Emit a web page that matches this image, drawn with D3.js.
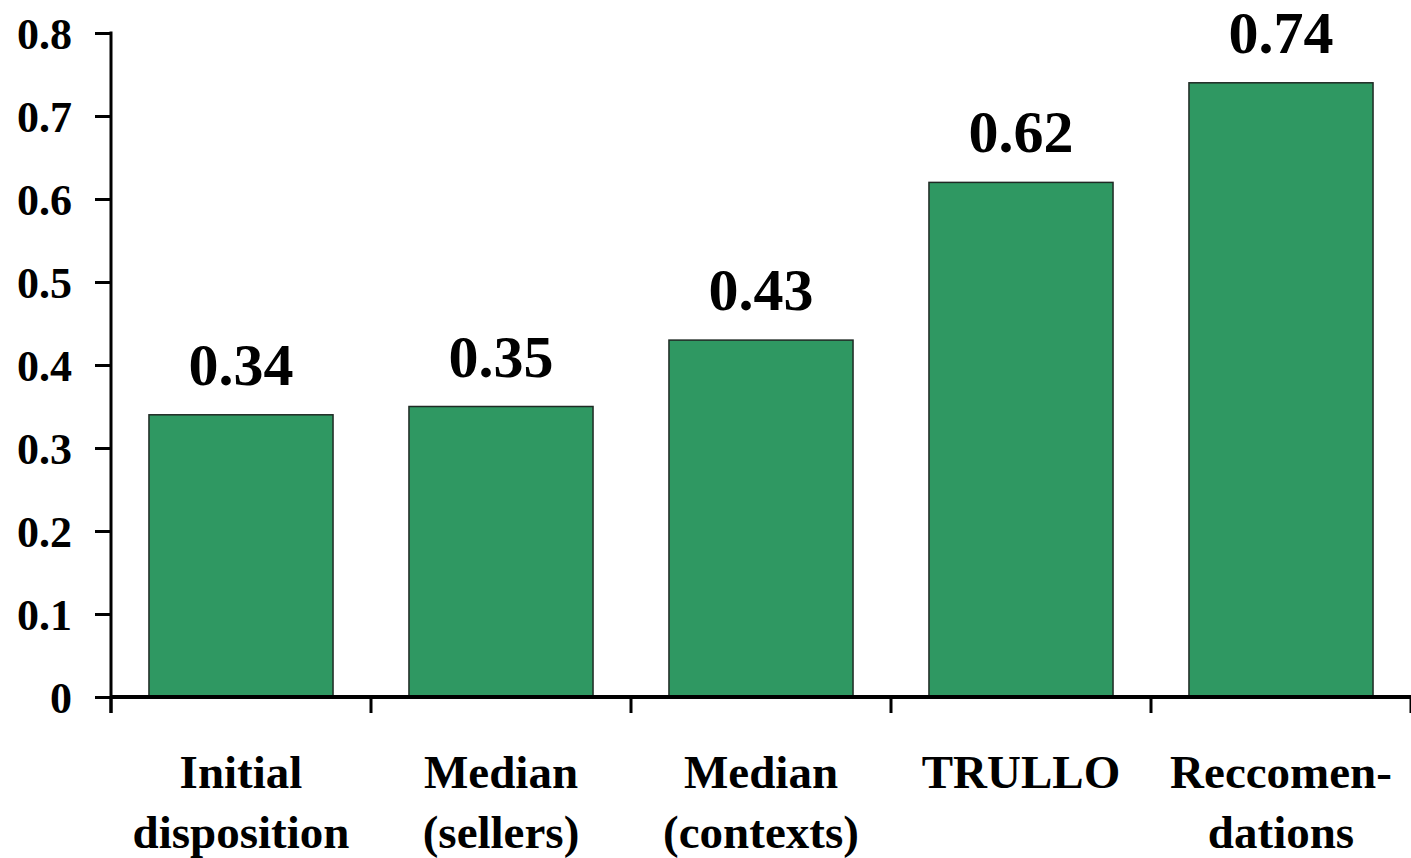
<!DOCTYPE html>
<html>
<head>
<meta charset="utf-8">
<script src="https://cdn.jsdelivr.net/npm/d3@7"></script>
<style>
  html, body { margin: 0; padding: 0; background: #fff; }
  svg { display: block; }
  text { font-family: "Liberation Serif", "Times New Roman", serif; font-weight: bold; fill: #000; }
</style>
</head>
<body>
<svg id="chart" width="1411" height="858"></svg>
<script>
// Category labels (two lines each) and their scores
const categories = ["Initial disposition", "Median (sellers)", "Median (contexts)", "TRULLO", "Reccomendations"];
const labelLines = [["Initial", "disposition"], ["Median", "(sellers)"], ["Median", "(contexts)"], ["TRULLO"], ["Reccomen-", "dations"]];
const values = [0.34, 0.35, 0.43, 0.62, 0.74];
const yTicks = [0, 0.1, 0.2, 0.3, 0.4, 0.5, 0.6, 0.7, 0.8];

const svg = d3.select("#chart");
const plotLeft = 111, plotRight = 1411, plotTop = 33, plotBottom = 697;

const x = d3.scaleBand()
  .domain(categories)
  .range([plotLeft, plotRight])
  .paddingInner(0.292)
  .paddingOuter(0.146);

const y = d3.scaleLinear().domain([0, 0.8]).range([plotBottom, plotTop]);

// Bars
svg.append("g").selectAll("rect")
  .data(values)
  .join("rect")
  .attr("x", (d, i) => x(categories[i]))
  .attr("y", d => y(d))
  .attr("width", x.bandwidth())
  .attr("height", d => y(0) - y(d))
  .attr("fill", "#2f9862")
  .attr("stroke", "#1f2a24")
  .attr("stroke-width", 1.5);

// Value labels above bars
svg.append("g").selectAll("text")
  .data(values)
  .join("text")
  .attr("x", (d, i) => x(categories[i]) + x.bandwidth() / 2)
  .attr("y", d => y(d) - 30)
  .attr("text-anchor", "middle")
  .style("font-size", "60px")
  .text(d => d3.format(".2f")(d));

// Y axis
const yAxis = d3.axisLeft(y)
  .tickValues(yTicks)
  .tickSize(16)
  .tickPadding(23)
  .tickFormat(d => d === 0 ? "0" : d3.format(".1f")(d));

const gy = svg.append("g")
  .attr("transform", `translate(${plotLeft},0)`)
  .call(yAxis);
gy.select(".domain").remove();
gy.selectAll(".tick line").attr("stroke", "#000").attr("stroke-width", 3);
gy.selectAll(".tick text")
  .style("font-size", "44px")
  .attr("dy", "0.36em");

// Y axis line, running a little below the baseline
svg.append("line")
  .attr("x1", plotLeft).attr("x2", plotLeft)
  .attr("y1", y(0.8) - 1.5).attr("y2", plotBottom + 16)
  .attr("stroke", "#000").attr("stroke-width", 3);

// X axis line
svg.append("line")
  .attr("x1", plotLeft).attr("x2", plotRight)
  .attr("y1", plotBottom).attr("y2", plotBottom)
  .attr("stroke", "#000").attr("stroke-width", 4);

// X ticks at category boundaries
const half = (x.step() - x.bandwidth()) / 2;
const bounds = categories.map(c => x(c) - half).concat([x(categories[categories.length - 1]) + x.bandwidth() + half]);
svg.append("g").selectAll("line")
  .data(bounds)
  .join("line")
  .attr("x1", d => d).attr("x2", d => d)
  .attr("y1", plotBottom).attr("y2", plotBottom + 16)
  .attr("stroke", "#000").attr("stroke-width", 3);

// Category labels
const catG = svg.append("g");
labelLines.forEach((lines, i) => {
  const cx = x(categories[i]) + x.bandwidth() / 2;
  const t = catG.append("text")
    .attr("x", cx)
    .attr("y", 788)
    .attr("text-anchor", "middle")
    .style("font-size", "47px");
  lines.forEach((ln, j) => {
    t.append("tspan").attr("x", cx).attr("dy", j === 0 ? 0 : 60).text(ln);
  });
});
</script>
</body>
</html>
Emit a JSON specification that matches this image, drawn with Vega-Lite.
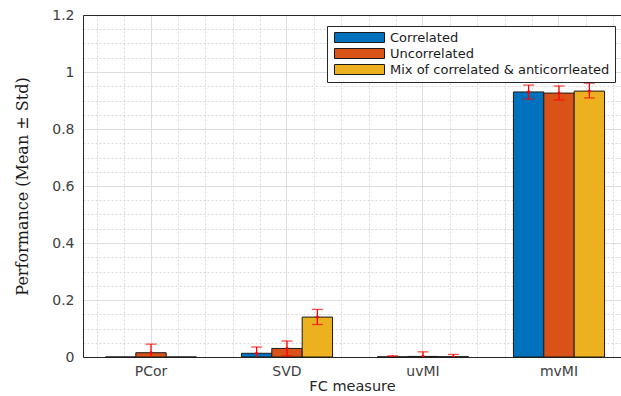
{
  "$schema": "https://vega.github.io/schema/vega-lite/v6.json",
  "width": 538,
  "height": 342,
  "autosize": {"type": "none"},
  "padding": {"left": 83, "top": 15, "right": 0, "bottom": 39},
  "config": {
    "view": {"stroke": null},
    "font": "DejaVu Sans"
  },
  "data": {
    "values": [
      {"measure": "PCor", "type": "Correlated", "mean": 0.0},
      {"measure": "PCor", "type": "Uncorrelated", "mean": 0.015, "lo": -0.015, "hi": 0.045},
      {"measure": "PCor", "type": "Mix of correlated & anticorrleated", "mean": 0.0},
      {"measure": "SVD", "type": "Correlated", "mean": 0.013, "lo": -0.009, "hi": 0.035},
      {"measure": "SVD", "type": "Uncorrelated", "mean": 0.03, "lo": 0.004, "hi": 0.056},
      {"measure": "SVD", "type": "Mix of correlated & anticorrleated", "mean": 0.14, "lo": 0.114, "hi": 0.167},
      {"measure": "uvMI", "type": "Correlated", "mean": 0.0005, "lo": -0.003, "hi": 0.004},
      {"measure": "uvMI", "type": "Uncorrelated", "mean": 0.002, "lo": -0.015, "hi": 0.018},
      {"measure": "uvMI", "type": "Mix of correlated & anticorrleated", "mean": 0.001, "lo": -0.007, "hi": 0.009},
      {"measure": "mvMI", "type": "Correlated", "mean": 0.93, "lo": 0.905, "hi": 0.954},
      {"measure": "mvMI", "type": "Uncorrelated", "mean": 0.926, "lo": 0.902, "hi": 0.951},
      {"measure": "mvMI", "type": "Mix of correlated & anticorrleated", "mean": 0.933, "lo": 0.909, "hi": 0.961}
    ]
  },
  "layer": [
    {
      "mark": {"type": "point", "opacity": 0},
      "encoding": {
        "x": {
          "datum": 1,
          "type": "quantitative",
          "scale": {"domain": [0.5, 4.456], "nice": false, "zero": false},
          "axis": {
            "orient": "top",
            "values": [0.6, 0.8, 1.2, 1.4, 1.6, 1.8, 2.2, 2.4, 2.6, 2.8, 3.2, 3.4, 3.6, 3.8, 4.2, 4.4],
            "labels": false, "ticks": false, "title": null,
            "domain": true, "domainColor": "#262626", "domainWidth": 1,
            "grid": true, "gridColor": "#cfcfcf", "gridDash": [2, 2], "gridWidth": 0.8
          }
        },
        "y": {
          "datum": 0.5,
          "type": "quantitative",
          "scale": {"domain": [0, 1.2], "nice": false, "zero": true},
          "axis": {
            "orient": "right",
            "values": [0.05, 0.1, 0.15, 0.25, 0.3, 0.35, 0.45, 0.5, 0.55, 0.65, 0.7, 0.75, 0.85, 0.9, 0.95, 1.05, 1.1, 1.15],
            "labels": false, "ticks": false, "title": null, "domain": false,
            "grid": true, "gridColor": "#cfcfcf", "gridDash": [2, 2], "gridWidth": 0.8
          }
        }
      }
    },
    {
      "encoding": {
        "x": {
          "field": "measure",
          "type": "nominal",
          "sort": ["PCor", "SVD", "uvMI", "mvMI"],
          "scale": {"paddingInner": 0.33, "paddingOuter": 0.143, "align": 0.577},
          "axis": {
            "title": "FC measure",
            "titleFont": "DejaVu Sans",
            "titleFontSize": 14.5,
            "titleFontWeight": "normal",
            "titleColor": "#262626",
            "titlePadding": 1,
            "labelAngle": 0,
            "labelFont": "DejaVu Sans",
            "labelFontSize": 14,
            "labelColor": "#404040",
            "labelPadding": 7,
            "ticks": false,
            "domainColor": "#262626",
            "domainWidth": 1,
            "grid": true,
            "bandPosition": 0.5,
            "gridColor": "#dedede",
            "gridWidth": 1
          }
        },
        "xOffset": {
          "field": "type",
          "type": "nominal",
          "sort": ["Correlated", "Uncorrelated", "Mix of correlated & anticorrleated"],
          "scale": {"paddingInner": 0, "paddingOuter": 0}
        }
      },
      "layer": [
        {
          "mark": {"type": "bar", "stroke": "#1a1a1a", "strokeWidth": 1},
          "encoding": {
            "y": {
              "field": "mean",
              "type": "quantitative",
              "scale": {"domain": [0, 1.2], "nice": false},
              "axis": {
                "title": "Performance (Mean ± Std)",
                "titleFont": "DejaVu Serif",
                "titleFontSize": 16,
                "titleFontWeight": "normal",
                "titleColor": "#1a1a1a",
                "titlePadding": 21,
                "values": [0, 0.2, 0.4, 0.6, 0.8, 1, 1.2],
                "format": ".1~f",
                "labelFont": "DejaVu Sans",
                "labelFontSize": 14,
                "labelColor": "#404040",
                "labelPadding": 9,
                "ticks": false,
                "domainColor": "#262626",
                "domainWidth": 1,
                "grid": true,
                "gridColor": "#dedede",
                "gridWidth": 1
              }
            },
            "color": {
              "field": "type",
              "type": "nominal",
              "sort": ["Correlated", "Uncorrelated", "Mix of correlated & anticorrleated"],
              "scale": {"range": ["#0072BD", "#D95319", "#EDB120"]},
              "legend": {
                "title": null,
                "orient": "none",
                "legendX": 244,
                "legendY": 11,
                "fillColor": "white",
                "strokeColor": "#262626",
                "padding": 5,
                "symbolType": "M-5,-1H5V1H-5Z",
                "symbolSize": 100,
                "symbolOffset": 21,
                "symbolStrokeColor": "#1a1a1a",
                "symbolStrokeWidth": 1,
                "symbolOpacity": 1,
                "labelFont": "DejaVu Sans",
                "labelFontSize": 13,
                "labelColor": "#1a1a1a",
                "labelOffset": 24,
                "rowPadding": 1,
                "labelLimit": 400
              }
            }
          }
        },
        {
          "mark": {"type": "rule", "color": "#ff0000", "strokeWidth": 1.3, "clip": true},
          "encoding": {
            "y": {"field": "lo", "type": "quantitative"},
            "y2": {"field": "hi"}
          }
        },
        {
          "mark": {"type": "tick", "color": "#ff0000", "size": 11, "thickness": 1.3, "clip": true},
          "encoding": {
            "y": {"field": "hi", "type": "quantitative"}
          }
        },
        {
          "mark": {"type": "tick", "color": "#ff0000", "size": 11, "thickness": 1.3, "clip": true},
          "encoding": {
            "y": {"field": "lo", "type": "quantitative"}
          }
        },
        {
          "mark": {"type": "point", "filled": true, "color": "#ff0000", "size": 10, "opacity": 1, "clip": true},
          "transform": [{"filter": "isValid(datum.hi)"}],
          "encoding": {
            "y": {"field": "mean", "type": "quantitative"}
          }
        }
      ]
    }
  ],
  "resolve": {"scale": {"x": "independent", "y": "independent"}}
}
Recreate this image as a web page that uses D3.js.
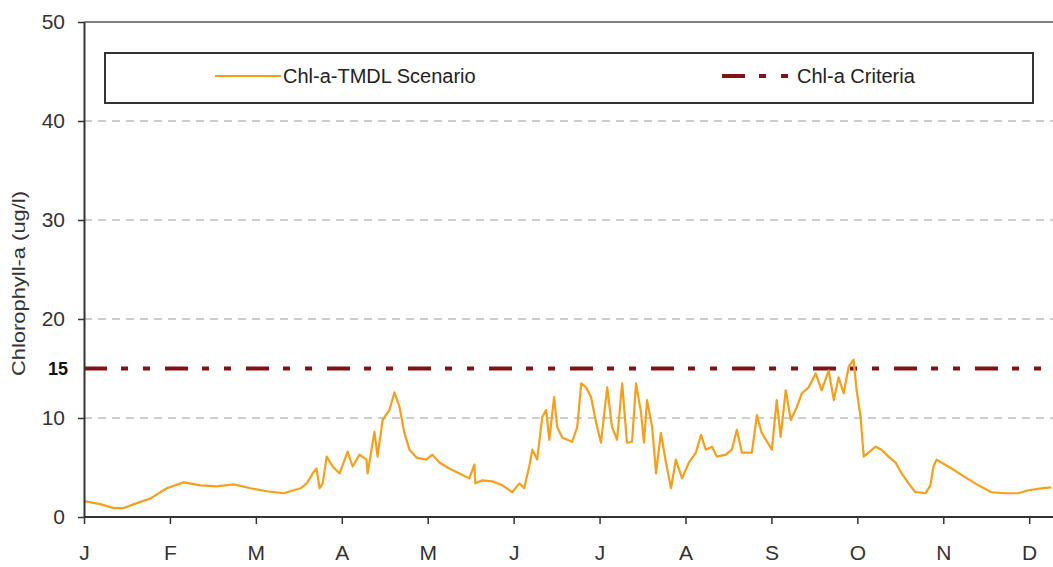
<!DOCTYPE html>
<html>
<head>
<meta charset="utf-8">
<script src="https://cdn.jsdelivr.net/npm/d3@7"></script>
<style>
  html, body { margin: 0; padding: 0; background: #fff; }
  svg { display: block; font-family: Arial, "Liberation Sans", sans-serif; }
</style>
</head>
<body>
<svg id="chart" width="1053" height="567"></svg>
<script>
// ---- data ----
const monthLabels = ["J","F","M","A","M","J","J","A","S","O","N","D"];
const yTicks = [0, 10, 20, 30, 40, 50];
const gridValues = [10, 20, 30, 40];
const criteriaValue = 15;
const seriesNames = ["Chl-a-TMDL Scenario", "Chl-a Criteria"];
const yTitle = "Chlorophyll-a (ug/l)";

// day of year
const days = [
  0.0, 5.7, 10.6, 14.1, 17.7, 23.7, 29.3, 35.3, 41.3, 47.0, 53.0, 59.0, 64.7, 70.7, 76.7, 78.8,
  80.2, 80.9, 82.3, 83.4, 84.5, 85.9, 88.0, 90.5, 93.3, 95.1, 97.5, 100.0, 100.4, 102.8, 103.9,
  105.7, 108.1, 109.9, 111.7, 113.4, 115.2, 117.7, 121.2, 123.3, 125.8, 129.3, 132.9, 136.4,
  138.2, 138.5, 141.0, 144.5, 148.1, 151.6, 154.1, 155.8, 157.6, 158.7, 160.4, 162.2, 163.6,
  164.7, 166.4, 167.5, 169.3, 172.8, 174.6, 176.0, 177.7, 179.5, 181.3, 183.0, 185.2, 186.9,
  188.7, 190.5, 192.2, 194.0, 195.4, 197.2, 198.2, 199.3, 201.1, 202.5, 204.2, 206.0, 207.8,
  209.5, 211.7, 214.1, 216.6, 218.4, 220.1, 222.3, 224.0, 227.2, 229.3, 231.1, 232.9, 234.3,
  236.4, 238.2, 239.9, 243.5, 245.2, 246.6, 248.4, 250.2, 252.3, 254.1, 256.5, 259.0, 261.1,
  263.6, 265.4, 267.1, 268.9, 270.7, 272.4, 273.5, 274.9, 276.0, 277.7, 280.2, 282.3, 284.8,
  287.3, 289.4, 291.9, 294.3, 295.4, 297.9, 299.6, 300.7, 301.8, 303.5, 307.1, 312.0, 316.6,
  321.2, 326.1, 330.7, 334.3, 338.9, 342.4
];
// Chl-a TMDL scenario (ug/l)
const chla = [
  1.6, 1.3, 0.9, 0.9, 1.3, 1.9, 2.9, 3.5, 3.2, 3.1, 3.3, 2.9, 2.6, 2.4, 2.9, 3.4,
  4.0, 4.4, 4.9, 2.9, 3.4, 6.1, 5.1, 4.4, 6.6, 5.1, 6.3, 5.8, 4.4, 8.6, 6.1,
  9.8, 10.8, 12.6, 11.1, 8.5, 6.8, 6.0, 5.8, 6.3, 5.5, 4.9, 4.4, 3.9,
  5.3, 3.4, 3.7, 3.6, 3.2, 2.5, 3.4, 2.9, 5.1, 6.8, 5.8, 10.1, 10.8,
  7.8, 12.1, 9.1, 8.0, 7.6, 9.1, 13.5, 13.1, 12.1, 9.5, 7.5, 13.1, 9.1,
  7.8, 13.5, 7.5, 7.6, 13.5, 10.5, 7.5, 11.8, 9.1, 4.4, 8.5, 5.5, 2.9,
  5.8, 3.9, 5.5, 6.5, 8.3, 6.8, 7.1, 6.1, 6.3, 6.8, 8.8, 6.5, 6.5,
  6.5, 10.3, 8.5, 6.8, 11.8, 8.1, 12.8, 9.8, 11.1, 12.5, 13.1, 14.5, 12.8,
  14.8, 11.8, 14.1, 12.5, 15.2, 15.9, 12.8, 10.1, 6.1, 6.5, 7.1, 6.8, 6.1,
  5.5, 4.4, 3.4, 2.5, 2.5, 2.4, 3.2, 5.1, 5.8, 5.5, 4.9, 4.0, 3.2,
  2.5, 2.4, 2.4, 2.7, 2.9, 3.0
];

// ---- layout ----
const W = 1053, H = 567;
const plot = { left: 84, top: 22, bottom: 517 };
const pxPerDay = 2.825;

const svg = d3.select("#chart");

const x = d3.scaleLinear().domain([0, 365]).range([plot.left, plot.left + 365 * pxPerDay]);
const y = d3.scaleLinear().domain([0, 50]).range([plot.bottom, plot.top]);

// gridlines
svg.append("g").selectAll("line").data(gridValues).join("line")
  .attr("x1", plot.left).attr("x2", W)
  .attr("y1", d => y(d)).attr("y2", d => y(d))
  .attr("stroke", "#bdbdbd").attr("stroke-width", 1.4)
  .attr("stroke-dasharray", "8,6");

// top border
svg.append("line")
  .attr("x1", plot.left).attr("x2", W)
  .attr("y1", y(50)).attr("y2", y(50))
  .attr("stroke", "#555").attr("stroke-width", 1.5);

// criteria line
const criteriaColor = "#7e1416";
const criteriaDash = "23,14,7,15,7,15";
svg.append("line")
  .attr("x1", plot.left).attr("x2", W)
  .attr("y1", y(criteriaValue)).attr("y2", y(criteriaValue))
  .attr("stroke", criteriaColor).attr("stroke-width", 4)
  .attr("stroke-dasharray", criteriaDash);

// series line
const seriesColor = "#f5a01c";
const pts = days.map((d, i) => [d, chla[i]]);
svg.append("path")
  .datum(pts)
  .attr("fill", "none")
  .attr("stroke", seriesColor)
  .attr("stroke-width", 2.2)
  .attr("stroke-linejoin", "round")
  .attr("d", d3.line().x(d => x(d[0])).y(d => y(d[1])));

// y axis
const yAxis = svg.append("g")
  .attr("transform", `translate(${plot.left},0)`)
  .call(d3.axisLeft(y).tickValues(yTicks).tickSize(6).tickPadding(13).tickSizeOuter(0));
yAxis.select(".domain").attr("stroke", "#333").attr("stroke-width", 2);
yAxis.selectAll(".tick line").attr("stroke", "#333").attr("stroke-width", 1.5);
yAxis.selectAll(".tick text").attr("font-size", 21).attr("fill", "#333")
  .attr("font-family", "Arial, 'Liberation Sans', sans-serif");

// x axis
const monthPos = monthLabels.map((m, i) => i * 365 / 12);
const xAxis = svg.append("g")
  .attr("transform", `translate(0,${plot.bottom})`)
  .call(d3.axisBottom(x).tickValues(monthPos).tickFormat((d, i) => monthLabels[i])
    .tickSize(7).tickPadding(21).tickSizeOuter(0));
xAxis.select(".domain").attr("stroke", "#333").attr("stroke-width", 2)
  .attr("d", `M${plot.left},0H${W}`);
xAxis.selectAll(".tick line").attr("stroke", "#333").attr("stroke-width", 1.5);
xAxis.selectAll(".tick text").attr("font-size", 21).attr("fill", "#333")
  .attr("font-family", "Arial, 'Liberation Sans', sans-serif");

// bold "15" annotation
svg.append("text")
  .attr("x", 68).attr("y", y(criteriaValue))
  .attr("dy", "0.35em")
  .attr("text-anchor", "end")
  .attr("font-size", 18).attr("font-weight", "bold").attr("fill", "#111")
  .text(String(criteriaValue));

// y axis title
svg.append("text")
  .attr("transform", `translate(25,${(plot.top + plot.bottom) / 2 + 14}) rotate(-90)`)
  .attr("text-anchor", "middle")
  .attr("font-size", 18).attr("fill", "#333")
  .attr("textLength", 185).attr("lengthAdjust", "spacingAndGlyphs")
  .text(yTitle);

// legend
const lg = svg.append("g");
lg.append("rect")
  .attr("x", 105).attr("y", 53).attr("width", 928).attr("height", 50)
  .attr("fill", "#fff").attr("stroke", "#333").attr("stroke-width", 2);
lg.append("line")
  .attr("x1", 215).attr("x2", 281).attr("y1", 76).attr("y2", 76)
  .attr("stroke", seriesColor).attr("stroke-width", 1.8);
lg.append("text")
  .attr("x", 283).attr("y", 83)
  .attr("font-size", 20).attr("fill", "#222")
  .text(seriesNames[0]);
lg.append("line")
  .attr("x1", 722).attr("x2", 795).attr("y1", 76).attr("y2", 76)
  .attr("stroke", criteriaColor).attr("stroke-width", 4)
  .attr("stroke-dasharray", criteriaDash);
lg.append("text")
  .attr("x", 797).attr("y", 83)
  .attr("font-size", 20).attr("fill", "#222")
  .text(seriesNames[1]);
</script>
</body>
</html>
◇ ◇ ◇ ◇ ◇ ◇ ◇
TASK PROMPT:
Work out how many lines of the listing above include the word "this". Reply with nothing but the count.

THE OUTPUT:
3